I felt a little uneasy myself as I wrote that last paragraph but I don’t write it lightly. I’ve been here at American Legion Jersey Boys State for over ten years, and I’ve seen subtle shifts in the way that statesmen perceive and interact with the veterans. My first years at ALJBS were in the sessions closely following the 9/11 attacks, and the mood here, as in most of the country, was fiercely patriotic. The applause for the veterans at the end of the Tuesday night D-Day Presentation was deafening and almost two minutes long. Statesmen often stopped and talked to the veterans, sometimes in groups. It was a very intense time of national pride, and that was reflected here at Boys State.

That has definitely waned over the last decade—not dramatically, not all the way to zero, but definitely a downward trend. The veterans still get applauded but it isn’t as long. The statesmen don’t often talk to the veterans when they run into them. There’s some interaction but not what it was before. It’s a strange combination of respect but uncertainty from the statesmen towards the veterans, almost like they don’t know quite what to make of them. It was easy to lionize the Greatest Generation, who fought for such a clear moral cause, but it’s harder to do that since they’ve passed from this world.
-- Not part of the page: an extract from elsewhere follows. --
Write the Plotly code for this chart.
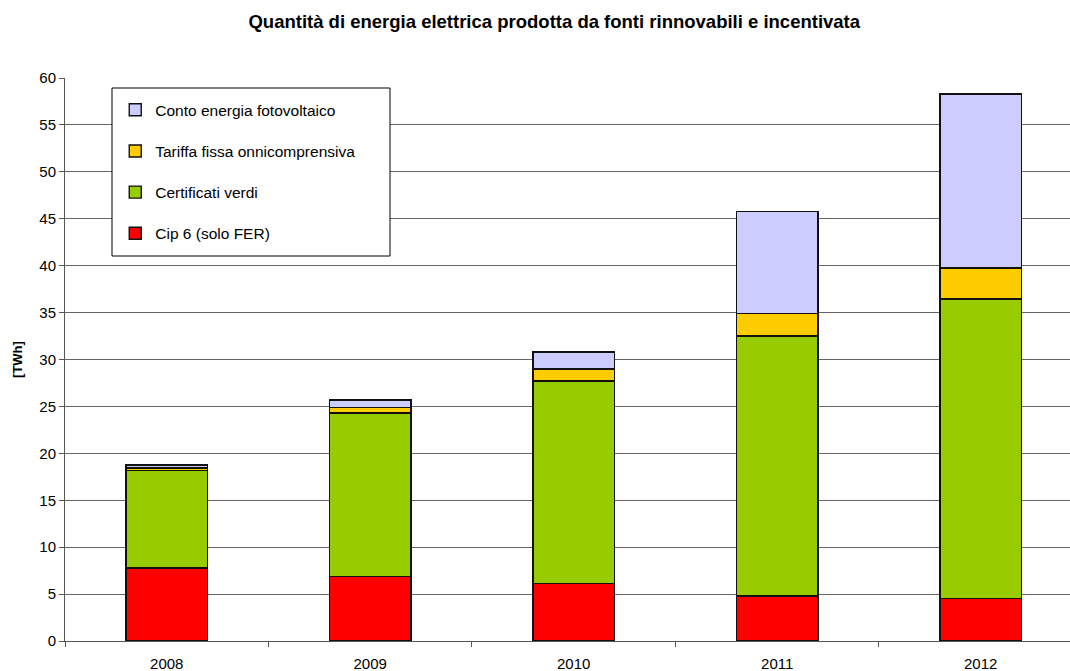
import plotly.graph_objects as go

years = ["2008", "2009", "2010", "2011", "2012"]
cip6 = [7.8, 6.9, 6.1, 4.8, 4.5]
certificati_verdi = [10.4, 17.4, 21.6, 27.7, 31.95]
tariffa_fissa = [0.25, 0.6, 1.3, 2.4, 3.3]
conto_energia = [0.3, 0.8, 1.8, 10.9, 18.55]

series = [
    ("Cip 6 (solo FER)", cip6, "#FF0000"),
    ("Certificati verdi", certificati_verdi, "#99CC00"),
    ("Tariffa fissa onnicomprensiva", tariffa_fissa, "#FFCC00"),
    ("Conto energia fotovoltaico", conto_energia, "#CCCCFF"),
]

font = "Liberation Sans, Arial, sans-serif"

fig = go.Figure()
for i, (name, vals, color) in enumerate(series):
    fig.add_trace(go.Bar(
        x=years, y=vals, name=name, legendgroup=name,
        legendrank=len(series) - i,
        marker=dict(color=color, line=dict(color="#111111", width=1.4)),
        width=0.4,
    ))

fig.update_layout(
    width=1070, height=671,
    margin=dict(l=65, r=0, t=78, b=30),
    barmode="stack",
    plot_bgcolor="white", paper_bgcolor="white",
    font=dict(family=font, size=15, color="#000000"),
    title=dict(
        text="<b>Quantità di energia elettrica prodotta da fonti rinnovabili e incentivata</b>",
        x=0.518, xanchor="center", y=0.968, yanchor="middle",
        font=dict(family=font, size=18.5, color="#000000"),
    ),
    showlegend=True,
    legend=dict(
        traceorder="grouped",
        tracegroupgap=18,
        x=0.05, xanchor="left", y=0.973, yanchor="top",
        bgcolor="rgba(0,0,0,0)", borderwidth=0,
        font=dict(family=font, size=15.5, color="#000000"),
    ),
    shapes=[dict(
        type="rect", xref="paper", yref="paper",
        x0=(112 - 65) / 1005, x1=(390 - 65) / 1005,
        y0=(641 - 256) / 563, y1=(641 - 88) / 563,
        line=dict(color="#000000", width=1), fillcolor="white", layer="above",
    )],
)

fig.update_xaxes(
    range=[-0.5, 4.439],
    showline=True, linecolor="#555555", linewidth=1,
    ticks="outside", tickson="boundaries", ticklen=5, tickcolor="#555555",
    ticklabelstandoff=9,
    showgrid=False,
    tickfont=dict(family=font, size=15, color="#000000"),
)
fig.update_yaxes(
    range=[0, 60], dtick=5,
    showline=True, linecolor="#555555", linewidth=1,
    ticks="outside", ticklen=5, tickcolor="#555555",
    showgrid=True, gridcolor="#666666", gridwidth=1,
    zeroline=False,
    tickfont=dict(family=font, size=15, color="#000000"),
    title=dict(text="<b>[TWh]</b>", font=dict(family=font, size=13, color="#000000"), standoff=13),
)

fig.write_html("out.html")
The statesmen are searching for nuance in a subject that often seems to be an all-or-nothing-style debate (see the reaction to “American Sniper” last year for an example). It’s a difficult balance to find, one that may take them some time, even years, to find.

But I think ALJBS helps with this. Rather than shy away from such a difficult conversation, we provoke it by placing statesmen into direct contact with veterans. They will run into active duty or retired soldiers here at Boys State. And they will get to see these men and women as they are, simultaneously flawed and heroic.

I’m not sure I believe in heroes, not in the sense my professor used it. I believe more in heroism. I believe that ordinary people who act in courageous ways, regardless of size, are worthy of recognition and honor. The ones we call heroes are often those who got a large stage to show what was inside of them. The acts that brought them notoriety are the result of a pattern of heroism in many smaller, unseen acts. A soldier goes into battle because he or she has seen a need, signed up, sacrificed time, persevered through boot camp, worked at his or her craft, and obeyed orders. Going into battle may be heroic but so are all the other actions—actions that many people do each day. See a need, volunteer, sacrifice, endure through difficulty, work diligently, and understand authority. These are the fabric of heroism.

In that case, we have hundreds of heroes at Boys State. Our veterans certainly are heroes. So are the staff members that give their time—some for much more than a week—to help this program continue. So are parents and teachers and role models from home. So are the hard-working support staff at Rider University. So are the delegates who toil for the good of others, even when they will never see the spotlight that the ALJBS Governor or Boys Nation Senators will.

We care deeply about that kind of heroism. The biggest award we give out each year highlights exactly that. The Todd Eaton Award is given to the delegate who best exemplifies the ideals of the program. It’s for the person who respects others, labors behind the scenes, helps others to achieve their goals, and cares for the other young men in his city.

Let that sink in for a moment: the biggest award we give at Boys State is designed not to go to the guy who works hard to win everything but to the guy who works hard to help others win.

This is the person we call our hero.

Adulthood isn’t just about seeing things in black and white. It’s about taking responsibility and looking beyond your own interests for the good of others. Our veterans give us perhaps the ultimate example of that. Our staff members give us a great example too, and so do our Todd Eaton award winners. We are surrounded by heroes, appreciated and unappreciated.

We are also surrounded by opportunities to be heroic, whether we appreciate them or not. We can see what to do. It’s not complicated. See a need, fill a need. Sacrifice. Serve others. Do what’s in front of you. If we do that, then we too can be heroes, whether just for one day or for far, far more.